Publisher example with roscpp Rate
#include <ros/ros.h>
#include <std_msgs/Int32.h>
int main (int argc, char **argv)
{
ros::init(argc, argv, "roscpp_rate_test");
ros::NodeHandle nh;
ros::Publisher pub = nh.advertise<std_msgs::Int32>("/counter", 10);
ros::Rate rate(5); // ROS Rate at 5Hz
int counter = 0;
while (ros::ok()) {
counter++;
std_msgs::Int32 msg;
msg.data = counter;
pub.publish(msg);
rate.sleep();
}
}
ROS Rate and ROS spin
Even if ROS Rate is a powerful functionality to keep a node publishing at a fixed frequency, you might encounter some issues as your nodes grow in complexity.
How could you publish on 2 different topics at 2 different frequencies, in the same node?
What if you want to use the ROS spin functionality to trigger your subscriber callbacks?
Using a ROS Timer
A ROS Timer allows you to set a callback that will be triggered at a given rate. Sounds pretty similar to the functionality of a ROS Rate, right? And you can easily use multiple Timers at the same time, as well as spin, in the same node.
To learn how to use ROS Timers to publish data at a fixed rate, check out this Python tutorial, and this Cpp tutorial.
rospy Rate and rospy spin
If you still want to use ROS Rate while using spin (instead of Timers), here’s a solution for Python. Of course this is not the only solution, but it’s something that works quite well.
import rospy
from std_msgs.msg import Int32
import threading
counter = 0
pub = rospy.Publisher("/counter", Int32, queue_size=10)
def callback_temperature_sensor(msg):
rospy.loginfo(msg.data)
def publisher_thread():
rate = rospy.Rate(5) # ROS Rate at 5Hz
while not rospy.is_shutdown():
global counter
counter += 1
msg = Int32()
msg.data = counter
pub.publish(counter)
rate.sleep()
if __name__ == '__main__':
rospy.init_node("rospy_rate_test")
sub = rospy.Subscriber("/temperature", Int32, callback_temperature_sensor)

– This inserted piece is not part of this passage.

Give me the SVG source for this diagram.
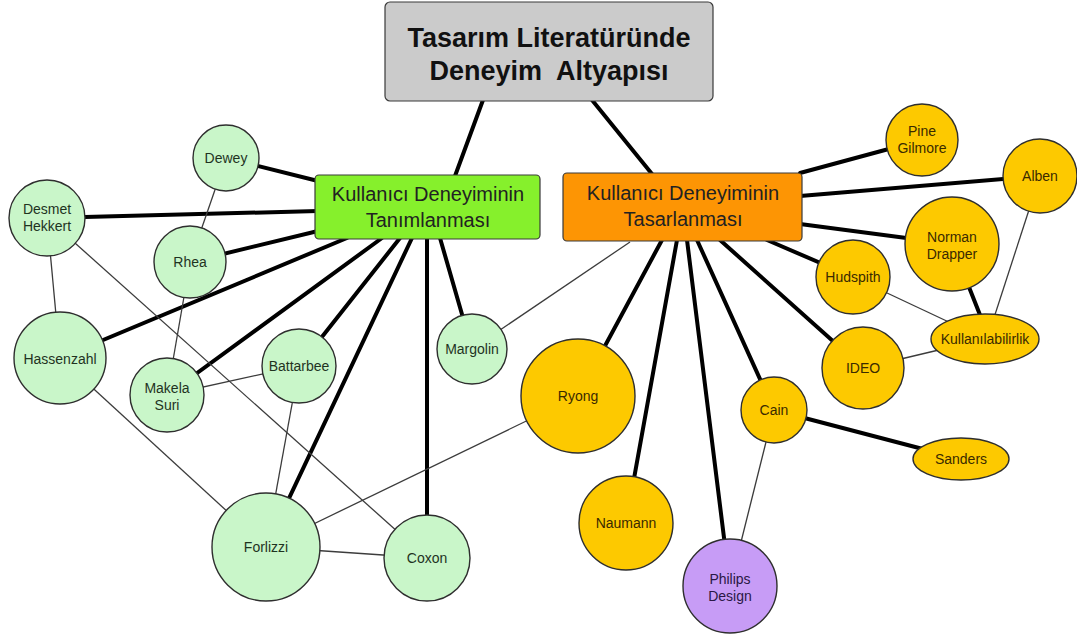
<svg xmlns="http://www.w3.org/2000/svg" width="1077" height="637" viewBox="0 0 1077 637">
  <style>
    .bg { fill: #ffffff; }
    .box { stroke: #3a3a3a; stroke-width: 1.2; }
    .title-box { fill: #cbcbcb; }
    .green-box { fill: #86f02c; }
    .orange-box { fill: #fd9504; }
    .node { stroke: #2e2e2e; stroke-width: 1.4; }
    .mint { fill: #c9f6c9; }
    .gold { fill: #fdc900; }
    .violet { fill: #c79cf6; }
    .thick { stroke: #000000; stroke-width: 4; fill: none; stroke-linecap: round; }
    .thin { stroke: #3c3c3c; stroke-width: 1.3; fill: none; }
    text { font-family: "Liberation Sans", Arial, sans-serif; text-anchor: middle; fill: #222222; }
    .lbl { font-size: 14px; }
    .hub { font-size: 20px; }
    .title { font-size: 27px; font-weight: bold; fill: #111111; white-space: pre; }
    .mint-t { fill: #1f331f; }
    .gold-t { fill: #3a2a00; }
    .violet-t { fill: #2a1845; }
  </style>

  <rect class="bg" x="0" y="0" width="1077" height="637"/>

  <!-- connectors -->
  <g id="connectors">
    <!-- root to the two hubs -->
    <line class="thick" x1="483" y1="100" x2="455" y2="176"/>
    <line class="thick" x1="592" y1="100" x2="652" y2="174"/>

    <!-- definition hub -->
    <line class="thick" x1="226" y1="158" x2="318" y2="181"/>
    <line class="thick" x1="47" y1="218" x2="318" y2="211"/>
    <line class="thick" x1="190" y1="262" x2="318" y2="231"/>
    <line class="thick" x1="60" y1="358" x2="347" y2="238"/>
    <line class="thick" x1="167" y1="395" x2="382" y2="238"/>
    <line class="thick" x1="299" y1="366" x2="400" y2="238"/>
    <line class="thick" x1="266" y1="547" x2="412" y2="238"/>
    <line class="thick" x1="427" y1="238" x2="427" y2="558"/>
    <line class="thick" x1="440" y1="238" x2="472" y2="349"/>

    <!-- design hub -->
    <line class="thick" x1="800" y1="173" x2="922" y2="140"/>
    <line class="thick" x1="800" y1="196" x2="1040" y2="176"/>
    <line class="thick" x1="800" y1="224" x2="952" y2="244"/>
    <line class="thick" x1="767" y1="240" x2="853" y2="277"/>
    <line class="thick" x1="720" y1="240" x2="863" y2="368"/>
    <line class="thick" x1="697" y1="240" x2="774" y2="410"/>
    <line class="thick" x1="687" y1="240" x2="730" y2="586"/>
    <line class="thick" x1="677" y1="240" x2="626" y2="523"/>
    <line class="thick" x1="662" y1="240" x2="578" y2="396"/>
    <line class="thin" x1="630" y1="242" x2="472" y2="349"/>

    <!-- links between definition nodes -->
    <line class="thin" x1="226" y1="158" x2="190" y2="262"/>
    <line class="thin" x1="47" y1="218" x2="60" y2="358"/>
    <line class="thin" x1="47" y1="218" x2="427" y2="558"/>
    <line class="thin" x1="190" y1="262" x2="167" y2="395"/>
    <line class="thin" x1="60" y1="358" x2="266" y2="547"/>
    <line class="thin" x1="167" y1="395" x2="299" y2="366"/>
    <line class="thin" x1="299" y1="366" x2="266" y2="547"/>
    <line class="thin" x1="266" y1="547" x2="427" y2="558"/>
    <line class="thin" x1="266" y1="547" x2="578" y2="396"/>

    <!-- links between design nodes -->
    <line class="thin" x1="1040" y1="176" x2="990" y2="330"/>
    <line class="thick" x1="952" y1="244" x2="982" y2="320"/>
    <line class="thin" x1="853" y1="277" x2="985" y2="339"/>
    <line class="thin" x1="863" y1="368" x2="985" y2="339"/>
    <line class="thick" x1="774" y1="410" x2="961" y2="459"/>
    <line class="thin" x1="774" y1="410" x2="730" y2="586"/>
  </g>

  <!-- root -->
  <g id="root">
    <rect class="box title-box" x="385" y="2" width="328" height="99" rx="5"/>
    <text class="title" x="549" y="47">Tasarım Literatüründe</text>
    <text class="title" x="549" y="80">Deneyim  Altyapısı</text>
  </g>

  <!-- hubs -->
  <g id="hub-definition">
    <rect class="box green-box" x="315" y="175" width="225" height="64" rx="4"/>
    <text class="hub" x="428" y="201">Kullanıcı Deneyiminin</text>
    <text class="hub" x="428" y="227">Tanımlanması</text>
  </g>
  <g id="hub-design">
    <rect class="box orange-box" x="563" y="173" width="239" height="68" rx="4"/>
    <text class="hub" x="683" y="200">Kullanıcı Deneyiminin</text>
    <text class="hub" x="683" y="226">Tasarlanması</text>
  </g>

  <!-- definition nodes -->
  <g id="dewey">
    <circle class="node mint" cx="226" cy="158" r="33"/>
    <text class="lbl mint-t" x="226" y="163">Dewey</text>
  </g>
  <g id="desmet-hekkert">
    <circle class="node mint" cx="47" cy="218" r="38"/>
    <text class="lbl mint-t" x="47" y="214">Desmet</text>
    <text class="lbl mint-t" x="47" y="231">Hekkert</text>
  </g>
  <g id="rhea">
    <circle class="node mint" cx="190" cy="262" r="36"/>
    <text class="lbl mint-t" x="190" y="267">Rhea</text>
  </g>
  <g id="hassenzahl">
    <circle class="node mint" cx="60" cy="358" r="46"/>
    <text class="lbl mint-t" x="60" y="364">Hassenzahl</text>
  </g>
  <g id="makela-suri">
    <circle class="node mint" cx="167" cy="395" r="37"/>
    <text class="lbl mint-t" x="167" y="393">Makela</text>
    <text class="lbl mint-t" x="167" y="410">Suri</text>
  </g>
  <g id="battarbee">
    <circle class="node mint" cx="299" cy="366" r="37"/>
    <text class="lbl mint-t" x="299" y="371">Battarbee</text>
  </g>
  <g id="margolin">
    <circle class="node mint" cx="472" cy="349" r="35"/>
    <text class="lbl mint-t" x="472" y="354">Margolin</text>
  </g>
  <g id="forlizzi">
    <circle class="node mint" cx="266" cy="547" r="54"/>
    <text class="lbl mint-t" x="266" y="552">Forlizzi</text>
  </g>
  <g id="coxon">
    <circle class="node mint" cx="427" cy="558" r="43"/>
    <text class="lbl mint-t" x="427" y="563">Coxon</text>
  </g>

  <!-- design nodes -->
  <g id="pine-gilmore">
    <circle class="node gold" cx="922" cy="140" r="36"/>
    <text class="lbl gold-t" x="922" y="136">Pine</text>
    <text class="lbl gold-t" x="922" y="153">Gilmore</text>
  </g>
  <g id="alben">
    <circle class="node gold" cx="1040" cy="176" r="37"/>
    <text class="lbl gold-t" x="1040" y="181">Alben</text>
  </g>
  <g id="norman-drapper">
    <circle class="node gold" cx="952" cy="244" r="47"/>
    <text class="lbl gold-t" x="952" y="242">Norman</text>
    <text class="lbl gold-t" x="952" y="259">Drapper</text>
  </g>
  <g id="hudspith">
    <circle class="node gold" cx="853" cy="277" r="37"/>
    <text class="lbl gold-t" x="853" y="282">Hudspith</text>
  </g>
  <g id="kullanilabilirlik">
    <ellipse class="node gold" cx="985" cy="339" rx="54" ry="25"/>
    <text class="lbl gold-t" x="985" y="344">Kullanılabilirlik</text>
  </g>
  <g id="ideo">
    <circle class="node gold" cx="863" cy="368" r="41"/>
    <text class="lbl gold-t" x="863" y="373">IDEO</text>
  </g>
  <g id="cain">
    <circle class="node gold" cx="774" cy="410" r="33"/>
    <text class="lbl gold-t" x="774" y="415">Cain</text>
  </g>
  <g id="sanders">
    <ellipse class="node gold" cx="961" cy="459" rx="48" ry="21"/>
    <text class="lbl gold-t" x="961" y="464">Sanders</text>
  </g>
  <g id="ryong">
    <circle class="node gold" cx="578" cy="396" r="57"/>
    <text class="lbl gold-t" x="578" y="401">Ryong</text>
  </g>
  <g id="naumann">
    <circle class="node gold" cx="626" cy="523" r="47"/>
    <text class="lbl gold-t" x="626" y="528">Naumann</text>
  </g>
  <g id="philips-design">
    <circle class="node violet" cx="730" cy="586" r="47"/>
    <text class="lbl violet-t" x="730" y="584">Philips</text>
    <text class="lbl violet-t" x="730" y="601">Design</text>
  </g>
</svg>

worker = threading.Thread(target=publisher_thread)
worker.start()
rospy.spin()
You can create one “threading.Thread” object per functionality which requires to run in a loop – be it a publisher, or anything else. If the loop has a fixed frequency, the Timer is more appropriate. But if the frequency of the loop is dynamically changing (or if there is no fixed frequency at all), a new thread makes more sense.
roscpp Rate and roscpp spin
With Cpp you can use std::thread to do the exact same thing.
#include <std_msgs/Int32.h>
#include <thread>
int counter = 0;
ros::Publisher pub;
void callbackTemperatureSensor(const std_msgs::Int32::ConstPtr& msg)
{
ROS_INFO("%d", msg->data);
}
void publisherThread()
{
ros::Rate rate(5); // ROS Rate at 5Hz
while (ros::ok()) {
counter++;
std_msgs::Int32 msg;
msg.data = counter;
pub.publish(msg);
rate.sleep();
}
}
int main (int argc, char **argv)
{
ros::init(argc, argv, "roscpp_rate_test");
ros::NodeHandle nh;
pub = nh.advertise<std_msgs::Int32>("/counter", 10);
ros::Subscriber sub = nh.subscribe("/temperature", 10, callbackTemperatureSensor);
std::thread worker(publisherThread);
ros::spin();
worker.join();
}
ROS Rate, a very useful functionality for robotics
Executing a loop at a fixed frequency is something you don’t find in every language or framework. But as you could see here, it’s very important when it comes to robotics.
That’s why it was a very good idea from the ROS designers to include ROS Rate in the core functionalities.
With ROS Rates, Spin, Timers, etc. (using rospy or roscpp), you will be able to quickly write efficient code for your robot!